↓
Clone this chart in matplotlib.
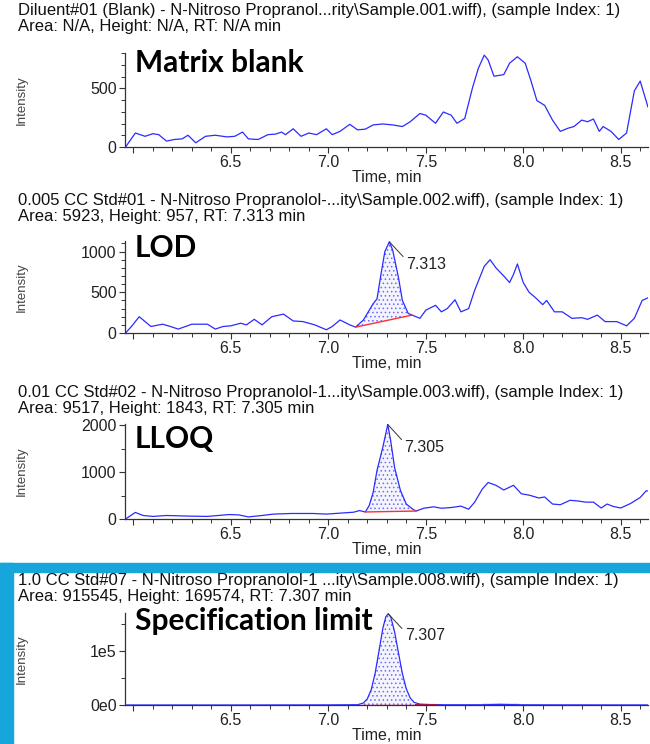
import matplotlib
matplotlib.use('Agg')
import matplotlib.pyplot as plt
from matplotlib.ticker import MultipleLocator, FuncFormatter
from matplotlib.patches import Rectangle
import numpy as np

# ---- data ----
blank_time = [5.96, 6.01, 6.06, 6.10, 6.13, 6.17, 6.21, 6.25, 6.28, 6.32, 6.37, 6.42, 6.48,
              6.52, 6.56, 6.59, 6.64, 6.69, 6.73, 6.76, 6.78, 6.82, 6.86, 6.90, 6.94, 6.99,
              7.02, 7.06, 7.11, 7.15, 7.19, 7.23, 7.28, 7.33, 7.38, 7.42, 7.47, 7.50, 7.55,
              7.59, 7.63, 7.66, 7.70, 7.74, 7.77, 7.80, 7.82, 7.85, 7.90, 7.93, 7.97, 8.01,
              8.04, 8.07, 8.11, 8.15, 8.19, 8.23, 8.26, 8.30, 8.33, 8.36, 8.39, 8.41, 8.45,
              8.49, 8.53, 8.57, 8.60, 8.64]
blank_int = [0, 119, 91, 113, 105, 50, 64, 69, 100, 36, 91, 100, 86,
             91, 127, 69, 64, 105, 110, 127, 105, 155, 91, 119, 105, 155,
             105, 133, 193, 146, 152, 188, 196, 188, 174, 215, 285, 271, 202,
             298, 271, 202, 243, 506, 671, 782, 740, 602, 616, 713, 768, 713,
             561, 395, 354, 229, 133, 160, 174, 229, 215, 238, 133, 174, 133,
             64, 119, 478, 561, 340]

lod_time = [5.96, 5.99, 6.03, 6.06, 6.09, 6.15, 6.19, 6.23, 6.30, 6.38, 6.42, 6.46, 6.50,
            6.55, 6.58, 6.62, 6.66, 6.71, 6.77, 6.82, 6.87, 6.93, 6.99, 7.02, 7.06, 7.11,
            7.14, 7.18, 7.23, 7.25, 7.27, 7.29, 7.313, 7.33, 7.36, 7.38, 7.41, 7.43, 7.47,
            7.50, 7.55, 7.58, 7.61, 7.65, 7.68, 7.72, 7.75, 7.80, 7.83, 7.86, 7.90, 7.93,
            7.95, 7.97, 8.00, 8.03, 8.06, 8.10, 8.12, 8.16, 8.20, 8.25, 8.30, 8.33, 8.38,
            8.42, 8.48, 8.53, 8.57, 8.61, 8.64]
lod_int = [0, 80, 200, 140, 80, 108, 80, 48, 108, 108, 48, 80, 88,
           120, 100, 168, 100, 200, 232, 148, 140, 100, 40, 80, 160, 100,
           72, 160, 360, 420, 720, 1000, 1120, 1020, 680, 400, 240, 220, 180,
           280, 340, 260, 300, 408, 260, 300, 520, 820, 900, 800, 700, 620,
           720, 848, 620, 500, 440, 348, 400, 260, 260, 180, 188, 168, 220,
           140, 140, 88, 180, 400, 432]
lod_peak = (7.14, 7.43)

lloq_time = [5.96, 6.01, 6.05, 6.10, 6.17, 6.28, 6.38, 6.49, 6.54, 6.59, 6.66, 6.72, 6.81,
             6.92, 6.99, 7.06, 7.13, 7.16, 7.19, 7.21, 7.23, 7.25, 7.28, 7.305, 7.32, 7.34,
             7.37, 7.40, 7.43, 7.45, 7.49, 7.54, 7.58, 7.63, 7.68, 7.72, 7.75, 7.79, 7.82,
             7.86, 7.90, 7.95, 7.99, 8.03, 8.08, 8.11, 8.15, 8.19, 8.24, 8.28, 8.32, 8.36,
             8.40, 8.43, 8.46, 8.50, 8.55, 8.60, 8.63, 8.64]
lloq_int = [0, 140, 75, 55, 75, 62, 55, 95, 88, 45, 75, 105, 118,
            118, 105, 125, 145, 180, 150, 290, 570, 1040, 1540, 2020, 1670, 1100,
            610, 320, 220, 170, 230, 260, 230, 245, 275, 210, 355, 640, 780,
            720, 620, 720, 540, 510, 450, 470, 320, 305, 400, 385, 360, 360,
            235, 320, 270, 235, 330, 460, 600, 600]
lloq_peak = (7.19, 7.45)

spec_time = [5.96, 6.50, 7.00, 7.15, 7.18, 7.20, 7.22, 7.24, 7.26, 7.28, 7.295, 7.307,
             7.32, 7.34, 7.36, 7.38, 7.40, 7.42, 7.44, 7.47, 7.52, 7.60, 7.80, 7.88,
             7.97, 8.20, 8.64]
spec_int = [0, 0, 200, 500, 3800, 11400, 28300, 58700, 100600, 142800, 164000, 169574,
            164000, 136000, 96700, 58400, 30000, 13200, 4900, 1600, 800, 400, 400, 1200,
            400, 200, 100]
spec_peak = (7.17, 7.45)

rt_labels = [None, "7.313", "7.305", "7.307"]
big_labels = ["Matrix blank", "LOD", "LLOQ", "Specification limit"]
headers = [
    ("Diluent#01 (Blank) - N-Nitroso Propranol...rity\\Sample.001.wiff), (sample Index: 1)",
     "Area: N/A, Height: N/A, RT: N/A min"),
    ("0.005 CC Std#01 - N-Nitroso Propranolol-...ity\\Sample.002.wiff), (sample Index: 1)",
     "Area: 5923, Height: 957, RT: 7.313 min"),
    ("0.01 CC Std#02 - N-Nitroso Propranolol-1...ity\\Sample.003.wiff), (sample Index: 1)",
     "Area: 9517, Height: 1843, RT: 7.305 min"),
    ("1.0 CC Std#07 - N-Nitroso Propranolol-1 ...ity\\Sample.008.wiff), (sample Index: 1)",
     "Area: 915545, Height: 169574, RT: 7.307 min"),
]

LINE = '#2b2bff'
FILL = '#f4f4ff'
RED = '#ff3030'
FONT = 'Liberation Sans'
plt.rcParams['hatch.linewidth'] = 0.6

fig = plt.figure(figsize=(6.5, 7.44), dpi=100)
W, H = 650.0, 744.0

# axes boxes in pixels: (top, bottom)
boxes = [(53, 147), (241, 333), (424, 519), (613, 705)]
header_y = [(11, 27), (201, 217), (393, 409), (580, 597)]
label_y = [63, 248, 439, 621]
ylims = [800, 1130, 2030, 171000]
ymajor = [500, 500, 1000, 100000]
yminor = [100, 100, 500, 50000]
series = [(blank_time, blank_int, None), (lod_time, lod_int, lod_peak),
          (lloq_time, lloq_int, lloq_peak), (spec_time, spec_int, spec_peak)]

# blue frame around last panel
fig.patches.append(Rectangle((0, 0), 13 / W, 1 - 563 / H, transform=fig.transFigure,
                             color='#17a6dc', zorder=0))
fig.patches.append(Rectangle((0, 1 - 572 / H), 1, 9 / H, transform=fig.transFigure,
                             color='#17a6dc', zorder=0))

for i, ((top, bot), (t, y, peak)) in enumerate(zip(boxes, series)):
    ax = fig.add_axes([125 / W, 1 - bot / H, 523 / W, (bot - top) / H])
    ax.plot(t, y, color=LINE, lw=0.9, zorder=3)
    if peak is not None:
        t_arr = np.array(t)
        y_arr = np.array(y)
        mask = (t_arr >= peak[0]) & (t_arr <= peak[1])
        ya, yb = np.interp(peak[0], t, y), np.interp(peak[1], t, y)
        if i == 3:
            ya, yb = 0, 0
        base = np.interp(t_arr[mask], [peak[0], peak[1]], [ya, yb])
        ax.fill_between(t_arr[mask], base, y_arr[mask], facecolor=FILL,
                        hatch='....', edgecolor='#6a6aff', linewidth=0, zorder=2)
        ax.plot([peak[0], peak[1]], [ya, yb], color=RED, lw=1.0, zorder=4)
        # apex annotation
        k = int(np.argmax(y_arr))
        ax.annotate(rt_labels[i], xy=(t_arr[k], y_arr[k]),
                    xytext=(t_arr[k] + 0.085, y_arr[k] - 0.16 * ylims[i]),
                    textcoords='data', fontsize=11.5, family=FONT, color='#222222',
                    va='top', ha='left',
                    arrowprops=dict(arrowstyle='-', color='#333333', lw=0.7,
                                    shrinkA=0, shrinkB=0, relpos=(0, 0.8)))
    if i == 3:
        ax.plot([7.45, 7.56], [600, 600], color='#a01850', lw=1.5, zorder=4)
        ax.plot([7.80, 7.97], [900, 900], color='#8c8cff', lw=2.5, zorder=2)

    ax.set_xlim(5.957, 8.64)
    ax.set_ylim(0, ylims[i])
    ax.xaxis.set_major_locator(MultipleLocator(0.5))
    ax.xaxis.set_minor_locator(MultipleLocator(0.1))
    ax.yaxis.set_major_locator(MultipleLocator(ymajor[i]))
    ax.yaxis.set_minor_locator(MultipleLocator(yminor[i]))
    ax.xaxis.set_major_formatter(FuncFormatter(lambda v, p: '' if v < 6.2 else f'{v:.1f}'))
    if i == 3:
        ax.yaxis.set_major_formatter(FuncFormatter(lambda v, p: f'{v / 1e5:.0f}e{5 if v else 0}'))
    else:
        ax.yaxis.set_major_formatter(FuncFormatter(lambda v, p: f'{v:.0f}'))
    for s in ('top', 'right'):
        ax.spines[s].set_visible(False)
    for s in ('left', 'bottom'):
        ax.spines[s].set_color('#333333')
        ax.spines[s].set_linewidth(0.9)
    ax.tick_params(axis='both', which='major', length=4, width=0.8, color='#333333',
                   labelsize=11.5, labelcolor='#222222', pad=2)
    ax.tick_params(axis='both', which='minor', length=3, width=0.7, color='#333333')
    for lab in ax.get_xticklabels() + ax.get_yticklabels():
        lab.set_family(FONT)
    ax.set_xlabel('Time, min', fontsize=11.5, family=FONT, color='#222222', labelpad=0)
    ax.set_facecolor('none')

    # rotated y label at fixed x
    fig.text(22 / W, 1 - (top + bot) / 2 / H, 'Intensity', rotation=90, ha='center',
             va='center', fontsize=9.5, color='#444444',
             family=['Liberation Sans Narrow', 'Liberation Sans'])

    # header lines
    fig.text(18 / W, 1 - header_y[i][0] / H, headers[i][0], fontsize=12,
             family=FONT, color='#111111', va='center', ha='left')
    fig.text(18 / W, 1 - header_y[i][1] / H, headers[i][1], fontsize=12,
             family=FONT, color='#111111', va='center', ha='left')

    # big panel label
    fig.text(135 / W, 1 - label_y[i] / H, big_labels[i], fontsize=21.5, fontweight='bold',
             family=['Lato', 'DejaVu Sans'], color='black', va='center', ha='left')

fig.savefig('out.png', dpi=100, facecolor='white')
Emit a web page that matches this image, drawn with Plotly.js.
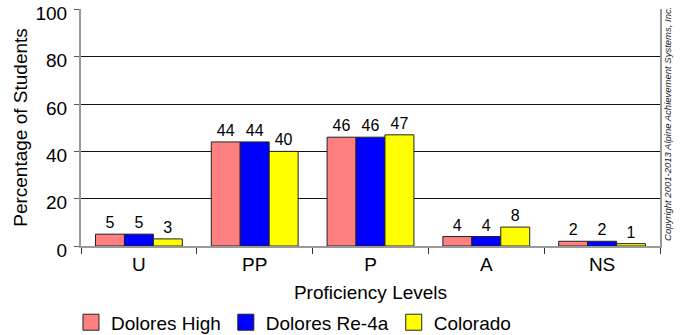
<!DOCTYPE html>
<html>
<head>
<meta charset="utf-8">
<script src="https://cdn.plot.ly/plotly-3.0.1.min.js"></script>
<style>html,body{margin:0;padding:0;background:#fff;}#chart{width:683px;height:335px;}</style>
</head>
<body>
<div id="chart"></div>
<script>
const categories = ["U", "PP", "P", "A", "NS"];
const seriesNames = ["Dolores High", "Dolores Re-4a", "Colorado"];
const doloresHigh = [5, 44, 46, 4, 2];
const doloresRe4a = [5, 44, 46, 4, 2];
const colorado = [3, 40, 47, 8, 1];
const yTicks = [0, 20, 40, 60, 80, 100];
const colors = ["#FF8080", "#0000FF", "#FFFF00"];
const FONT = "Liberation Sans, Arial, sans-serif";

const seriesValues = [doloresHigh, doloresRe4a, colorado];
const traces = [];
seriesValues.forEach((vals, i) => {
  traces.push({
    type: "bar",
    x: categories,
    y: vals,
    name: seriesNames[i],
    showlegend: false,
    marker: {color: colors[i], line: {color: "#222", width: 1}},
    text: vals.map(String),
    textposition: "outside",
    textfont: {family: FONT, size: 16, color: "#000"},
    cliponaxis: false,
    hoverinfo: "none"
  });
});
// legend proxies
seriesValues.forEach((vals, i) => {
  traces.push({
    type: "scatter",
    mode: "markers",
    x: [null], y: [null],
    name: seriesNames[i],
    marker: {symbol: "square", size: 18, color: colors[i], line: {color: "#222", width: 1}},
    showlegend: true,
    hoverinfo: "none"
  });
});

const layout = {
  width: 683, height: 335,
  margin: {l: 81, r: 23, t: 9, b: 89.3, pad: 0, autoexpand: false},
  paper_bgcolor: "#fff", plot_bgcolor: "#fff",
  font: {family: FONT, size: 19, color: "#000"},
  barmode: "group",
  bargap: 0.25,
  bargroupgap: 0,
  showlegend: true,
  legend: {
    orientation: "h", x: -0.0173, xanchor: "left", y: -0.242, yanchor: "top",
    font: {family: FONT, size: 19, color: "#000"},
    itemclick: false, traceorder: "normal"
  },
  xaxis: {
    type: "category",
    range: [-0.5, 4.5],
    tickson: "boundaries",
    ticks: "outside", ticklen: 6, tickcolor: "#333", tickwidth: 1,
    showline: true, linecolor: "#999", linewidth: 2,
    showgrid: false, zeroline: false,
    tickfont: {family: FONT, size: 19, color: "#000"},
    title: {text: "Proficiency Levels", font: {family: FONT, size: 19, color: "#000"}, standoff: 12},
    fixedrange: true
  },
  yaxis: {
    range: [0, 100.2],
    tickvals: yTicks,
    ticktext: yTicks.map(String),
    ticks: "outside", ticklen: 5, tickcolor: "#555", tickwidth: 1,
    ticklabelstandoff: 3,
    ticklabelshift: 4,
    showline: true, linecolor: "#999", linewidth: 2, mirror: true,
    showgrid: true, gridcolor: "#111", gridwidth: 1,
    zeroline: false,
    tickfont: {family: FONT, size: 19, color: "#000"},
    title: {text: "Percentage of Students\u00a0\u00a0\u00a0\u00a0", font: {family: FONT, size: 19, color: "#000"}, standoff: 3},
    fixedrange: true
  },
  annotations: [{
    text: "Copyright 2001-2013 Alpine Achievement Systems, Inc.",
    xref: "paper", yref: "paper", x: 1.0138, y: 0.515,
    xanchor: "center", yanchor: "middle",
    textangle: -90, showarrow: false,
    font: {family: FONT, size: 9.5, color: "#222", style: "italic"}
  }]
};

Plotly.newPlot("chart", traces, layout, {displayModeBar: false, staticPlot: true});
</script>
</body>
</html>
↑
- Your task
Give back exactly the lines from the first line of the data through the line with "64, 119, 478, 561, 340]", pictures excluded.

- Final result
Clone this chart in matplotlib.
import matplotlib
matplotlib.use('Agg')
import matplotlib.pyplot as plt
from matplotlib.ticker import MultipleLocator, FuncFormatter
from matplotlib.patches import Rectangle
import numpy as np

# ---- data ----
blank_time = [5.96, 6.01, 6.06, 6.10, 6.13, 6.17, 6.21, 6.25, 6.28, 6.32, 6.37, 6.42, 6.48,
              6.52, 6.56, 6.59, 6.64, 6.69, 6.73, 6.76, 6.78, 6.82, 6.86, 6.90, 6.94, 6.99,
              7.02, 7.06, 7.11, 7.15, 7.19, 7.23, 7.28, 7.33, 7.38, 7.42, 7.47, 7.50, 7.55,
              7.59, 7.63, 7.66, 7.70, 7.74, 7.77, 7.80, 7.82, 7.85, 7.90, 7.93, 7.97, 8.01,
              8.04, 8.07, 8.11, 8.15, 8.19, 8.23, 8.26, 8.30, 8.33, 8.36, 8.39, 8.41, 8.45,
              8.49, 8.53, 8.57, 8.60, 8.64]
blank_int = [0, 119, 91, 113, 105, 50, 64, 69, 100, 36, 91, 100, 86,
             91, 127, 69, 64, 105, 110, 127, 105, 155, 91, 119, 105, 155,
             105, 133, 193, 146, 152, 188, 196, 188, 174, 215, 285, 271, 202,
             298, 271, 202, 243, 506, 671, 782, 740, 602, 616, 713, 768, 713,
             561, 395, 354, 229, 133, 160, 174, 229, 215, 238, 133, 174, 133,
             64, 119, 478, 561, 340]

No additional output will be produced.